A partition $\alpha$ is self-conjugate when its Ferrers diagram is symmetric across the main diagonal. The diagonal cells form a staircase of size $k$ for some $k \ge 0$, and the diagram is determined by the hook lengths emanating symmetrically from these $k$ diagonal cells.

Let the $i$-th diagonal cell have arm length $a_i$ to the right and leg length $a_i$ downward. Self-conjugacy forces equality of arm and leg lengths, so each diagonal cell contributes a hook of size $2a_i + 1$, and these hook sizes are strictly decreasing as $i$ increases.

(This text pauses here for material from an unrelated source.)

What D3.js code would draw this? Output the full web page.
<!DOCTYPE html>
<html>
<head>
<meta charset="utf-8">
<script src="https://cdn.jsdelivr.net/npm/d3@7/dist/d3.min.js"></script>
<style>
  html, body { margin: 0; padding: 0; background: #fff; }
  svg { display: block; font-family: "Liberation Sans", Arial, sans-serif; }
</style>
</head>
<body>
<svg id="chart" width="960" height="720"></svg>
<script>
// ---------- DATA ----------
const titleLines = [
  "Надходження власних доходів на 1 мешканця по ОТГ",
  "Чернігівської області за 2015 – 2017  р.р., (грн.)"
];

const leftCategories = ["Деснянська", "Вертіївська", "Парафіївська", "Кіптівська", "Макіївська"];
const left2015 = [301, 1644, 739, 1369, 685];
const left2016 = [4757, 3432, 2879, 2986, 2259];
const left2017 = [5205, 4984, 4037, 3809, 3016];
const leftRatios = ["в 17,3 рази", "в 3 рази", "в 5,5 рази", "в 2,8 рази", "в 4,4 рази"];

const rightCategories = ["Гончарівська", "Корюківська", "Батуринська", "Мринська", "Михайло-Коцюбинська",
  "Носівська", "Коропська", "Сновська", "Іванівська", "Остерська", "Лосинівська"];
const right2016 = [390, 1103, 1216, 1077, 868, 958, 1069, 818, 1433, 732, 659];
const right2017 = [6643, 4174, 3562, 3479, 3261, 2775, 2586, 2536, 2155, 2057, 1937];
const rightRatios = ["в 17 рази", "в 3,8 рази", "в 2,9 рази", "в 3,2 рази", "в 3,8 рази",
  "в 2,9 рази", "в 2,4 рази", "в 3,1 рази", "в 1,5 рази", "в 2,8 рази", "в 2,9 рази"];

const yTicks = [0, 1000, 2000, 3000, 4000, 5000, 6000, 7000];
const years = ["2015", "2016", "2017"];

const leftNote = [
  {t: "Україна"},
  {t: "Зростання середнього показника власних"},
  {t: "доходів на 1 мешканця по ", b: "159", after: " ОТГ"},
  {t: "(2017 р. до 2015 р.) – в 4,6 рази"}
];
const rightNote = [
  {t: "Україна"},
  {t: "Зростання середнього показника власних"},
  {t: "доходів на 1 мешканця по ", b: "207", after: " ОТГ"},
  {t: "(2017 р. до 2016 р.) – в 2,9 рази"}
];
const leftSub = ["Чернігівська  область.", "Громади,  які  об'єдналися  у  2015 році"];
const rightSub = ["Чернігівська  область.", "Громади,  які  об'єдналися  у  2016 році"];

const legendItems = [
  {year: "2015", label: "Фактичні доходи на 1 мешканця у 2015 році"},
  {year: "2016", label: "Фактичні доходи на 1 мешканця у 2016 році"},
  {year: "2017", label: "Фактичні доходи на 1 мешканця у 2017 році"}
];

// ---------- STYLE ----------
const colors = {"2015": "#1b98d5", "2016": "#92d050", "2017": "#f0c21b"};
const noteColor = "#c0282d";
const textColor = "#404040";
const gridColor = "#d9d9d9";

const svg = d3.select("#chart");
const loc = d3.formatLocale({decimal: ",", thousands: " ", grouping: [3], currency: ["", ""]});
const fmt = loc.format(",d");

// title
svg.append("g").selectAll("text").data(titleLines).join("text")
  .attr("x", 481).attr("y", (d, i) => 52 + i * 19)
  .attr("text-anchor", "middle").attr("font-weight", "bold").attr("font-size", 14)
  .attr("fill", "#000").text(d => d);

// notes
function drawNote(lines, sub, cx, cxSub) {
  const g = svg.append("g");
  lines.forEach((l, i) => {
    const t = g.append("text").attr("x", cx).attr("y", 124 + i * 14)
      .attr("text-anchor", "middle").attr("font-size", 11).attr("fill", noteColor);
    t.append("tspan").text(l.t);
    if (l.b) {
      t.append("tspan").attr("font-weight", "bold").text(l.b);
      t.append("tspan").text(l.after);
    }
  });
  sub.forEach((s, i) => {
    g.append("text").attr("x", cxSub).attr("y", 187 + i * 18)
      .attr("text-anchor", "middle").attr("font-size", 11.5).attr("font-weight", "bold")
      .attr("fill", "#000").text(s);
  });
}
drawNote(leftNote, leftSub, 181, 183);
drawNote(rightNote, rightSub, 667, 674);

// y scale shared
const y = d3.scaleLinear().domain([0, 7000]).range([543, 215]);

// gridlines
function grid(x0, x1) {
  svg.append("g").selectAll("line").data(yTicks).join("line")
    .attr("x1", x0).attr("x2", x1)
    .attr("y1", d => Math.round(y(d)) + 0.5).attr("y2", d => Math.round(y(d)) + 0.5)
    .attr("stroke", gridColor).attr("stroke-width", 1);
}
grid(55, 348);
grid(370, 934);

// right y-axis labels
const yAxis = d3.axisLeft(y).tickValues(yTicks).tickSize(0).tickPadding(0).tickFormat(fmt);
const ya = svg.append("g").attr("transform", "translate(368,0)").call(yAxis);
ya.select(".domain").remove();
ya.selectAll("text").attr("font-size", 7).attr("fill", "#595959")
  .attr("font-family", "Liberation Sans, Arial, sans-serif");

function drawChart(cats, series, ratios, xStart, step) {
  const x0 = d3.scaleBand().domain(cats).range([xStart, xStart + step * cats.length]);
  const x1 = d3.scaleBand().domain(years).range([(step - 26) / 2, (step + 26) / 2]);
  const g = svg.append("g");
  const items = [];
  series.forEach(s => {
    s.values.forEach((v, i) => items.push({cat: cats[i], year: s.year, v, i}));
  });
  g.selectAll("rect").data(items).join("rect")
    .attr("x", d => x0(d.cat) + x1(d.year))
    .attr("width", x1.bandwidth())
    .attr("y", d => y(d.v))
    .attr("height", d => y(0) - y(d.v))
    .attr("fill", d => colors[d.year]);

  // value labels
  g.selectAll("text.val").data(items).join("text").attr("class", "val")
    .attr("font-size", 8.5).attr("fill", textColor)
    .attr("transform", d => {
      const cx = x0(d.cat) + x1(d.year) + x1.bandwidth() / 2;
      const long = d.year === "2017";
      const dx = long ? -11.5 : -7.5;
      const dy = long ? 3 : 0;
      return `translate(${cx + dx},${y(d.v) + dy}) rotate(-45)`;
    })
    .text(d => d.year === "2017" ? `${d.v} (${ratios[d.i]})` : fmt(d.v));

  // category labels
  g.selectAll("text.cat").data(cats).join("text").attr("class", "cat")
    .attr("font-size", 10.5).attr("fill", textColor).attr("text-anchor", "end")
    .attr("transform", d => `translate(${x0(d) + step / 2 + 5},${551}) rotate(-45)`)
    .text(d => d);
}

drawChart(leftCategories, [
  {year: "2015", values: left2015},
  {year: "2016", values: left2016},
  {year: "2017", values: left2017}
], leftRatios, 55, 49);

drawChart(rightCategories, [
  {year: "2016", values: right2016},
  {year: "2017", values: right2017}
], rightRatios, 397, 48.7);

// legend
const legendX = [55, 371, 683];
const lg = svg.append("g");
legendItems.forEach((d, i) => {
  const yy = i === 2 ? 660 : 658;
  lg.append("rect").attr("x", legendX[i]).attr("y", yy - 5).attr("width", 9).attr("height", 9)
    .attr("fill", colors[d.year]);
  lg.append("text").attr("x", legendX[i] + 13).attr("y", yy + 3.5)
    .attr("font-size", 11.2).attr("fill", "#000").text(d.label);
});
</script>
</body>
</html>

Equivalently, the partition is determined by a strictly decreasing sequence of positive integers of the form $2a_i+1$, hence by a partition into distinct odd parts.

Conversely, given a partition into distinct odd parts

$\lambda_1 > \lambda_2 > \cdots > \lambda_k,$

with each $\lambda_i = 2a_i+1$, one constructs a Ferrers diagram with $k$ diagonal cells, and the $i$-th diagonal cell having arm and leg length $a_i$. The strict decrease of the $\lambda_i$ ensures the diagram fits and produces a valid partition, and symmetry across the diagonal holds by construction. This correspondence is bijective between self-conjugate partitions and partitions into distinct odd parts.

The generating function for partitions into distinct odd parts is obtained by independent choice of each odd part $2j-1$, either included once or not included. Each inclusion contributes weight $x^{2j-1}$, and exclusion contributes $1$, so each part contributes a factor $(1 + x^{2j-1})$. Multiplying over all odd integers gives the full generating function

$\sum_{n \ge 0} sc(n)x^n = \prod_{j \ge 1} (1 + x^{2j-1}).$

This completes the derivation of the generating function. ∎